舌头上带来的微微凉风,瞬间让他内心最深处塌陷下去一块,缩回舌头,眸子里袭上一层黯然。
父亲带他偷渡去泰国,同船的还有一对夫妇,在船被发现时遭到袭击,那女人的丈夫和孩子死在那场袭击中。
她无依无靠,父亲见她可以给他喂女乃,就带了她同行,后来他叫她:“阿妈。”
在泰国时,父亲忙着生意和防着外敌入侵,总是很忙,将他交给了阿妈和钱福。
在他五岁那年,正在吃早餐的他,咬到了舌头,正赶早要出门的阿妈转了回来,将他抱在怀里,柔声说,“小涵乖,阿妈给你吹吹,就不痛了。”
那天阿妈出门后,就再也没回来。等他再看到阿妈时,是在医院的太平间……
“是不是很痛?”她见他神情不对,心里更慌,手忙脚乱的想爬下床,“我去给你找点消炎药。”
“别走。”他沙哑着声音,将她拉回床上,紧紧搂在怀中,“陪陪我。”
“你怎么了?”她从来没见过他有这样落寞的神情,任她对他有再多的心结,这时也不忍心推开他。
伸手轻抚上他英挺的面颊,如果他们之间没有上一代的恩怨,或许之间真的可以好好的谈一次恋爱。

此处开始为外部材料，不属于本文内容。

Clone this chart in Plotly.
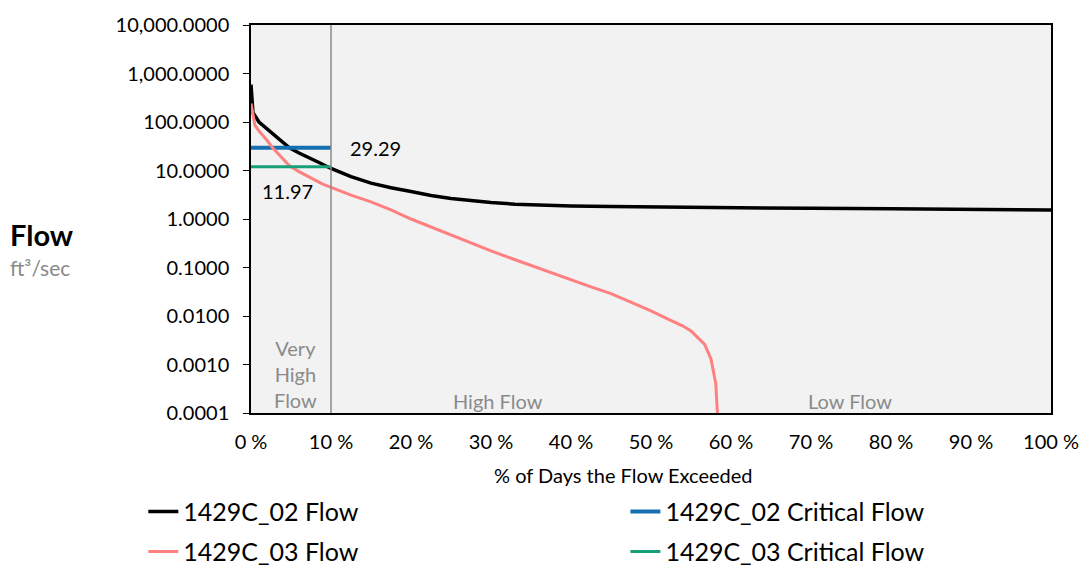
import numpy as np
import plotly.graph_objects as go

# Flow duration curves (% of days exceeded vs. flow in ft3/sec)
pct_02 = [0, 0.25, 1, 2, 3, 4, 4.8, 6, 7, 8.5, 10, 12.5, 15, 17.5, 20, 22.5, 25, 27.5, 30, 33, 36,
          40, 45, 50, 58, 70, 80, 90, 100]
flow_02 = [590, 155, 100, 72, 52, 38, 29.3, 23, 19.5, 14.6, 11.0, 7.5, 5.5, 4.4, 3.7, 3.05, 2.65, 2.4,
           2.2, 2.02, 1.92, 1.86, 1.8, 1.76, 1.70, 1.66, 1.62, 1.58, 1.53]

pct_03 = [0, 0.5, 1, 2, 2.7, 4, 4.8, 6, 7, 8.9, 10, 12.5, 15, 17.5, 20, 22.5, 25, 27.5, 30, 32.5, 35,
          37.5, 40, 42.5, 45, 47.5, 50, 52, 54, 55, 55.8, 56.7, 57.5, 58.1, 58.3, 58.4]
flow_03 = [240, 85, 65, 42, 29.3, 17, 12.5, 9.5, 7.8, 5.3, 4.5, 3.1, 2.25, 1.55, 1.0, 0.68, 0.46, 0.32,
           0.22, 0.155, 0.11, 0.078, 0.055, 0.040, 0.029, 0.0195, 0.0128, 0.0088, 0.0062, 0.0049,
           0.0036, 0.0026, 0.0013, 0.0004, 0.0001, 0.00001]

# Critical flows, drawn across the very-high-flow zone
crit_range = [0, 10]
crit_02 = 29.29
crit_03 = 11.97

x_ticks = [0, 10, 20, 30, 40, 50, 60, 70, 80, 90, 100]
y_ticks = [0.0001, 0.001, 0.01, 0.1, 1, 10, 100, 1000, 10000]

FONT = "Lato"

fig = go.Figure()
fig.add_trace(go.Scatter(x=pct_02, y=flow_02, mode="lines", name="1429C_02 Flow", showlegend=True,
                         line=dict(color="#000000", width=3.5), legend="legend"))
fig.add_trace(go.Scatter(x=crit_range, y=[crit_02, crit_02], mode="lines", name="1429C_02 Critical Flow",
                         showlegend=True, line=dict(color="#1670b0", width=4), legend="legend2"))
fig.add_trace(go.Scatter(x=pct_03, y=flow_03, mode="lines", name="1429C_03 Flow", showlegend=True,
                         line=dict(color="#ff8080", width=3), legend="legend3"))
fig.add_trace(go.Scatter(x=crit_range, y=[crit_03, crit_03], mode="lines", name="1429C_03 Critical Flow",
                         showlegend=True, line=dict(color="#17a077", width=3), legend="legend4"))

grey = "#8a8a8a"
annotations = [
    dict(x=12.1, y=np.log10(crit_02), xref="x", yref="y", text=f"{crit_02:.2f}", showarrow=False,
         xanchor="left", yanchor="middle", font=dict(size=20, color="#000000")),
    dict(x=4.5, y=np.log10(crit_03), xref="x", yref="y", text=f"{crit_03:.2f}", showarrow=False,
         xanchor="center", yanchor="middle", yshift=-24, font=dict(size=20, color="#000000")),
    dict(x=5.5, y=0.1, xref="x", yref="paper", text="Very<br>High<br>Flow", showarrow=False,
         xanchor="center", yanchor="middle", font=dict(size=20, color=grey)),
    dict(x=30.9, y=0.03, xref="x", yref="paper", text="High Flow", showarrow=False,
         xanchor="center", yanchor="middle", font=dict(size=20, color=grey)),
    dict(x=74.9, y=0.03, xref="x", yref="paper", text="Low Flow", showarrow=False,
         xanchor="center", yanchor="middle", font=dict(size=20, color=grey)),
    dict(x=-0.304, y=0.46, xref="paper", yref="paper", text="<b>Flow</b>", showarrow=False,
         xanchor="left", yanchor="middle", font=dict(size=29, color="#000000")),
    dict(x=-0.304, y=0.376, xref="paper", yref="paper", text="ft³/sec", showarrow=False,
         xanchor="left", yanchor="middle", font=dict(size=21, color=grey)),
    dict(x=0.466, y=-0.159, xref="paper", yref="paper", text="% of Days the Flow Exceeded", showarrow=False,
         xanchor="center", yanchor="middle", font=dict(size=20, color="#000000")),
]


def legend_box(x, y):
    return dict(orientation="h", x=x, y=y, xanchor="left", yanchor="top", itemwidth=30,
                font=dict(size=25), bgcolor="rgba(0,0,0,0)", visible=True)


fig.update_layout(
    width=1091, height=587,
    margin=dict(l=251, r=30, t=20, b=157),
    showlegend=True,
    paper_bgcolor="#ffffff",
    plot_bgcolor="#f2f2f2",
    font=dict(family=FONT, color="#000000"),
    annotations=annotations,
    shapes=[dict(type="line", xref="x", yref="paper", x0=10, x1=10, y0=0, y1=1,
                 line=dict(color=grey, width=1.5))],
    legend=legend_box(-0.1346, -0.1955),
    legend2=legend_box(0.468, -0.1955),
    legend3=legend_box(-0.1346, -0.2985),
    legend4=legend_box(0.468, -0.2985),
)

fig.update_xaxes(range=[0, 100], tickvals=x_ticks, ticktext=[f"{v} %" for v in x_ticks],
                 showgrid=False, zeroline=False, showline=True, linecolor="#000000", linewidth=1.5,
                 mirror=True, ticks="", tickfont=dict(size=20), ticklabelstandoff=10)
fig.update_yaxes(type="log", range=[-4, 4], tickvals=y_ticks, tickformat=",.4f",
                 showgrid=False, zeroline=False, showline=True, linecolor="#000000", linewidth=1.5,
                 mirror=True, ticks="outside", ticklen=6, tickcolor="#000000",
                 ticklabelstandoff=10, tickfont=dict(size=20))

fig.write_html("out.html")
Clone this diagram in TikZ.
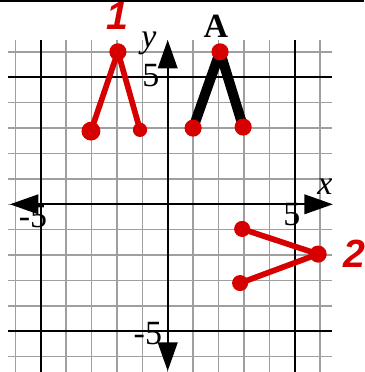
\documentclass[tikz,border=0pt]{standalone}
\usepackage{fontspec}
\setmainfont{Liberation Serif}
\newfontfamily\penfont{Liberation Sans}
\usetikzlibrary{arrows.meta}
\definecolor{marker}{RGB}{214,0,0}
\begin{document}
\begin{tikzpicture}[x=0.5cm,y=0.5cm,
    gridline/.style={gray!75, line width=0.8pt},
    fiveline/.style={black, line width=1.1pt},
    axis/.style={line width=1.1pt, {Triangle[length=16pt,width=11pt]}-{Triangle[length=16pt,width=11pt]}},
    pen/.style={marker, line width=3.2pt, line cap=round, line join=round},
    lbl/.style={font=\fontsize{19}{19}\selectfont, inner sep=0pt},
    hand/.style={text=marker, inner sep=0pt, font=\penfont\bfseries\itshape\fontsize{22}{22}\selectfont}]
    \useasboundingbox (-6.60,-6.60) rectangle (7.73,8.04);
    \fill (-6.60,7.96) rectangle (7.73,8.04);
    % grid
    \foreach \i in {-6,...,6} \draw[gridline] (\i,-6.6) -- (\i,6.47);
    \foreach \j in {-6,...,6} \draw[gridline] (-6.3,\j) -- (6.45,\j);
    \foreach \i in {-5,5} {
        \draw[fiveline] (\i,-6.6) -- (\i,6.47);
        \draw[fiveline] (-6.3,\i) -- (6.45,\i);
    }
    % axes
    \coordinate (xleft) at (-6.21,0);
    \coordinate (xright) at (6.5,0);
    \coordinate (ytop) at (0,6.47);
    \coordinate (ybottom) at (0,-6.56);
    \draw[axis] (xleft) -- (xright);
    \draw[axis] (ybottom) -- (ytop);
    \node[lbl, font=\fontsize{19}{19}\selectfont\itshape] (xlabel) at (6.19,0.68) {x};
    \node[lbl, font=\fontsize{19}{19}\selectfont\itshape] (ylabel) at (-0.74,6.35) {y};
    \node[lbl] (xmin) at (-5.30,-0.50) {-5};
    \node[lbl] (xmax) at (4.89,-0.42) {5};
    \node[lbl] (ymax) at (-0.66,5.06) {5};
    \node[lbl] (ymin) at (-0.78,-5.07) {-5};
    % figure A
    \coordinate (a1) at (1.0,3.0);
    \coordinate (a2) at (2.06,6.0);
    \coordinate (a3) at (2.97,3.04);
    \draw[line width=5.6pt, line join=round] (a1) -- (a2) -- (a3);
    \node[lbl, font=\fontsize{19}{19}\selectfont\bfseries] (alabel) at (1.90,7.02) {A};
    % image 1
    \coordinate (b1) at (-3.02,2.88);
    \coordinate (b2) at (-1.96,6.0);
    \coordinate (b3) at (-1.09,2.93);
    \draw[pen] (b1) -- (b2) -- (b3);
    \node[hand] (onelabel) at (-1.96,7.4) {1};
    % image 2
    \coordinate (c1) at (2.93,-0.97);
    \coordinate (c2) at (5.92,-1.96);
    \coordinate (c3) at (2.85,-3.10);
    \draw[pen] (c1) -- (c2) -- (c3);
    \node[hand] (twolabel) at (7.33,-1.96) {2};
    % dots
    \foreach \p/\r in {a1/4.8pt, a2/4.8pt, a3/4.8pt, b1/5.3pt, b2/4.8pt, b3/4pt, c1/4.5pt, c2/4.8pt, c3/4.5pt}
        \fill[marker] (\p) circle (\r);
\end{tikzpicture}
\end{document}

“没事,让我抱一会儿就好。”他将头埋进她秀发中,父亲说他的母亲是一个朴实而不作任何伪装的人啊。
母亲过世后,许多美貌女人千方百计的想当自己的后娘,坐上方夫人的位置。
虽然父亲在外面也会醉卧花丛,但从来没有带过一个女人回家。
有一次他半夜起身,见父亲正端着一杯白兰地,对着母亲的遗像说,“我再也找不到象你这样真实的女人了,如果不是放心不下云飞,我早就去陪你了。”
那时他不懂父亲的意思,那些围绕在父亲身边的女人远比母亲艳丽风情,为什么父亲心里永远只有母亲一个。
在他看到她的时候,他明白了。
千喜向来很少有时间与别人接触,从来不知该如何去安慰人,更没想到叱咤风云的‘龙腾’的少当家,这时会象失意的孩子一样赖在她怀中。
伸出手,轻轻环上他的腰,手掌轻拍着他的手背,无声的安慰着。
再有钱,再有心机,内心也是平凡的人啊。
也会跟她一样会落寞,会失意。
她的手拍暖了他的心,他的唇顺着她光滑的面颊,寻到她的唇,试探着轻轻吻了吻,只是一触即开,全不似以往一样,对她想吻就吻,肆无忌惮。
不知为什么,他眸子里的痛楚深深感染着她。
让她想起失去母亲时的那种孤单无助,呆呆的凝视着他。
他的头又再慢慢伏低,轻柔的覆上她的唇。